Her spare, abstract visual lexicon always refers to and is inspired by nature. From her massive, site-specific installation pieces to minimalistic stitched works, Kotani’s work draws sometimes on geographic specificities and at other times emphasizes transient impressions or memories of nature experienced in a certain time and place.

The entire series is meant to be a metaphor for the stages of life. “Golden Grass,” in particular, represents, “the later years of rest and reflection,” a stage of her life Kotani relishes. She foregrounds the presence of her own hand in her art, drawing on vivid memories of her mother, whose hand was visible in the decoration of her home and her creation of her family’s clothing.

Transcending Artistic Boundaries

Regardless of the media, Kotani’s artwork evinces a coherent aesthetic developed across more than five decades. Her spare, abstract visual lexicon always refers to and is inspired by nature. From her massive, site-specific installation pieces to minimalistic stitched works, Kotani’s work draws sometimes on geographic specificities and at other times emphasizes transient impressions or memories of nature experienced in a certain time and place. Hawaii—its abundant and paradisiacal landscape and seascape that surrounded her—looms large in her work, and its memory haunts her.

Is her identity as a Japanese American crucial and integral to her artmaking? I believe it is. Is her identity as an American important? I believe so. An octogenarian, is Kotani contemporary enough? There is no doubt. Her innovative use of materials, process-oriented working method that highlights the importance of repetition and seriality, and audacious spatial exploration through crocheted installation pieces all demonstrate compelling reasons to celebrate the contemporaneity of Kotani’s artistic practice.

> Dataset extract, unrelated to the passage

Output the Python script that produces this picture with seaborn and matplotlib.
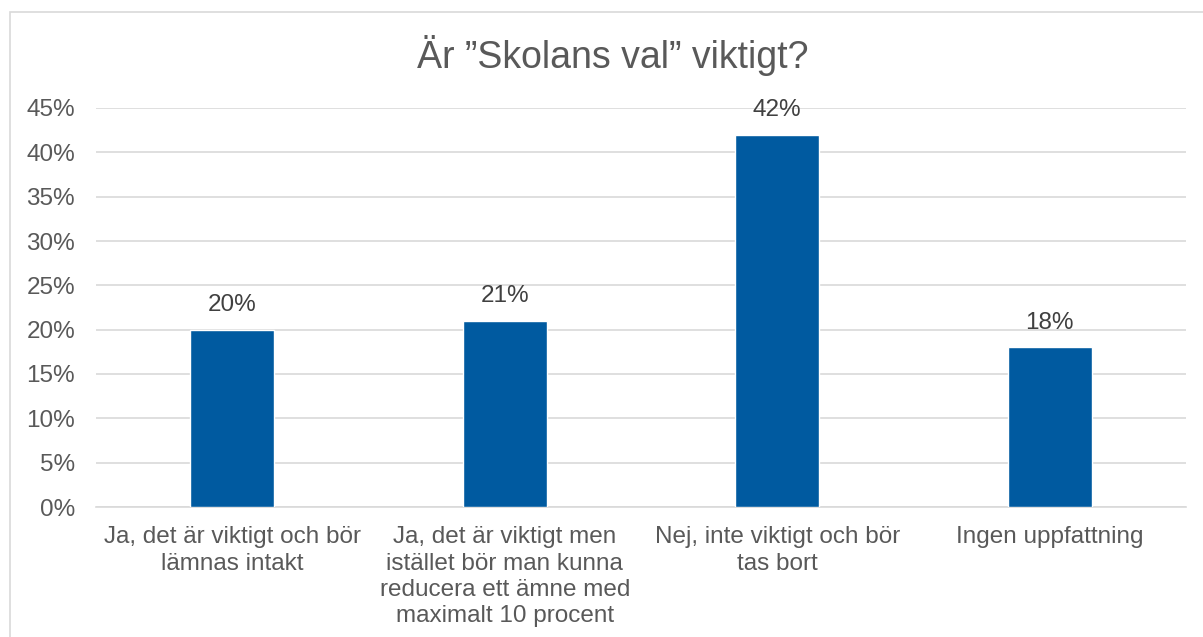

Like the three layers of silk organza that make up each piece of the “Red Rain” and “Grass” series, her layered, three-dimensional artistic self emerges fully when seen through the veils of time. Perhaps we can see in those multilayered textile works a metaphor for her way of thinking, a materialization of the impossibility of speaking in a single voice without contradictions. Kotani’s self-consciously constructed identity as Akiko Kotani, and her metamorphosis from Laura Chinen, offer another compelling reason why questions of identity are often unavoidable in understanding artworks, even when the work appears not to confront identity issues and politics at first glance. And finally, her multifaceted artistic identities have, for over half a century, enabled Kotani to contribute to redefining fiber arts’ relationship to the fine arts, transcending the customary boundaries between the two.